У меня сжалось сердце. Этого я боялся больше всего.
— Я не сделаю этого, гражданин комиссар.
— То есть как это не сделаете? — Тон стал угрожающим. — Почему?
— В 1937 году, когда я и мои сотрудники открыли вирус дальневосточного энцефалита, а меня через несколько месяцев арестовали, моими подробными докладами Наркомздраву воспользовались люди, которые пытались присвоить себе это открытие. Сейчас речь идет о научных данных, имеющих гораздо более крупное значение.
— А-а-а! Значит, ваши личные интересы, вашу научную амбицию вы ставите выше интересов советской науки. Конечно, от вас трудно было бы ожидать чего-либо другого!
Я понял — полная неудача.
— Нет, гражданин комиссар, — говорил я уже горячо. — Я прошу опубликовать результаты работы не под моей, а под какой-либо вымышленной фамилией, чтобы советские исследователи могли воспользоваться этими данными и вместе с тем чтобы никто не смог их присвоить.
— Что же, может быть, опубликовать это ваше “произведение” в “Известиях”? Или “Правде”?
Он нажал кнопку звонка. Вошел офицер. Небрежный взмах рукой в мою сторону:
— Взять обратно».
Разумеется, этому комиссару, будь он и семи пядей во лбу, не могло прийти в голову, как проницательно заглянул он в будущее — и довольно близкое: не прошло и двух-трех лет, как статья Льва была опубликована в «Известиях».
Но этого, к сожалению, еще не знает и Лев. Обескураженный, он, «впервые чувствуя себя стариком», возвращается в свою лабораторию. Его томит полная безнадежность. Позади — три ареста, годы тюрьмы и лагеря, мучительное «следствие», стоившее ему двух ребер и отбитых почек, два заседания Верховного суда с обвинениями по четырем статьям, из которых каждая грозила расстрелом. «Для оптимизма было мало оснований, — пишет он. — Как и чем пробить эту стальную стену равнодушия?»

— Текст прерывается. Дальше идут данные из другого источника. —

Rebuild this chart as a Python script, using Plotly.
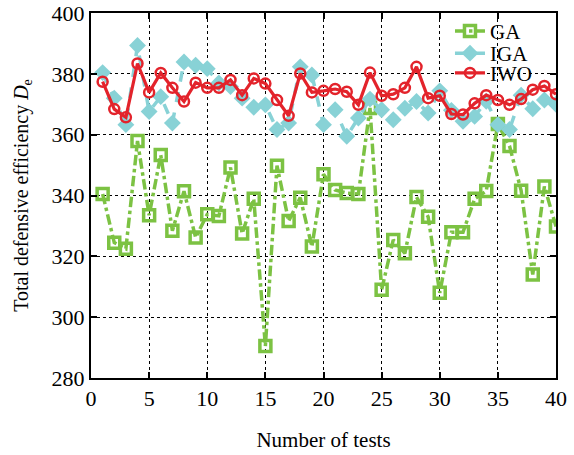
import plotly.graph_objects as go

tests = list(range(1, 41))
ga = [340.5, 324.5, 322.5, 357.9, 333.5, 353.3, 328.4, 341.4, 326.2, 333.8,
      333.3, 349.2, 327.5, 338.9, 290.5, 349.8, 331.6, 339.3, 323.2, 347.0,
      341.8, 340.8, 340.5, 368.8, 309.0, 325.4, 321.0, 339.5, 333.0, 308.0,
      327.9, 327.9, 338.9, 341.5, 363.5, 356.3, 341.6, 314.0, 343.0, 329.8]
iga = [380.4, 372.0, 363.3, 389.3, 367.6, 372.5, 363.8, 383.9, 382.8, 381.7,
       377.0, 375.8, 372.0, 369.0, 369.8, 361.7, 363.8, 382.3, 379.6, 363.3,
       368.2, 359.5, 365.5, 371.7, 368.2, 364.9, 368.7, 370.9, 367.1, 374.4,
       368.0, 364.4, 366.0, 371.0, 363.3, 361.7, 373.0, 368.5, 371.4, 370.0]
iwo = [377.4, 368.4, 365.7, 383.4, 373.9, 380.3, 375.4, 370.9, 377.1, 375.4,
       375.4, 378.0, 373.0, 378.5, 376.8, 371.4, 366.2, 380.1, 373.9, 374.4,
       375.0, 374.1, 369.8, 380.4, 372.8, 373.3, 375.4, 382.3, 372.0, 372.8,
       366.8, 366.6, 370.3, 373.0, 371.4, 369.8, 371.7, 374.8, 376.0, 373.3]

x_ticks = [0, 5, 10, 15, 20, 25, 30, 35, 40]
y_ticks = [280, 300, 320, 340, 360, 380, 400]

FONT = "Liberation Serif"

fig = go.Figure()
fig.add_trace(go.Scatter(
    x=tests, y=ga, name="GA", mode="lines+markers", legend="legend",
    line=dict(color="#7cc243", width=3.5, dash="dashdot"),
    marker=dict(symbol="square-open", size=11, color="#7cc243",
                line=dict(width=3.5, color="#7cc243")),
))
fig.add_trace(go.Scatter(
    x=tests, y=iga, name="IGA", mode="lines+markers", legend="legend2",
    line=dict(color="#88d2d6", width=3.5, dash="dash"),
    marker=dict(symbol="diamond", size=13, color="#88d2d6"),
))
fig.add_trace(go.Scatter(
    x=tests, y=iwo, name="IWO", mode="lines+markers", legend="legend3",
    line=dict(color="#e3232b", width=3.2),
    marker=dict(symbol="circle-open", size=10, color="#e3232b",
                line=dict(width=2.5, color="#e3232b")),
))

axis_common = dict(
    showline=True, linecolor="black", linewidth=2, mirror="ticks",
    ticks="inside", ticklen=6, tickwidth=1.5, tickcolor="black",
    showgrid=True, gridcolor="black", gridwidth=1, griddash="dot",
    zeroline=False, ticklabeloverflow="allow", automargin=False,
    tickfont=dict(family=FONT, size=22, color="black"),
)

def leg(yc):
    return dict(x=0.772, y=yc, xanchor="left", yanchor="middle",
                bgcolor="rgba(255,255,255,0)", borderwidth=0,
                font=dict(family=FONT, size=21, color="black"),
                itemwidth=30)

fig.update_layout(
    width=574, height=455,
    margin=dict(l=91, r=18, t=11, b=77),
    paper_bgcolor="white", plot_bgcolor="white",
    font=dict(family=FONT, size=21, color="black"),
    showlegend=True,
    legend=leg(0.950),
    legend2=leg(0.889),
    legend3=leg(0.835),
    xaxis=dict(range=[0, 40], tickvals=x_ticks,
               title=dict(text="Number of tests", standoff=22,
                          font=dict(family=FONT, size=21)),
               **axis_common),
    yaxis=dict(range=[280, 400], tickvals=y_ticks,
               title=dict(text="Total defensive efficiency <i>D</i><sub>e</sub>", standoff=18,
                          font=dict(family=FONT, size=20)),
               **axis_common),
)

fig.write_html("out.html", config={"displayModeBar": False},
               post_script="document.body.style.margin='0';")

Он заболел. Припадки грудной жабы, и прежде мучившие его, участились. И — самое страшное — у него пропало желание работать. Он не мог работать «только для себя». Естественный интерес к тому, как природа умно «придумала» тот или иной процесс, для него был неразрывно связан с потребностью сообщить человечеству то, что достигнуто в тишине лаборатории.
«Тишины было сколько угодно, холодной, мертвящей. Аудитории не было. Мучительно было и то и другое».
О том, как я потерял и нашел в Перми моих детей и жену, которая была убеждена, что я погиб в Ленинградской блокаде (и только Юрий, который со своими тоже был эвакуирован в Пермь, поддерживал в ней надежду), я не стану рассказывать в этой книге. Как-никак, я пишу страницы литературной истории, а с ней тесно связаны только поразительные обстоятельства, при которых я покинул Ленинград в ноябре 1941 года. Но об этом речь пойдет впереди.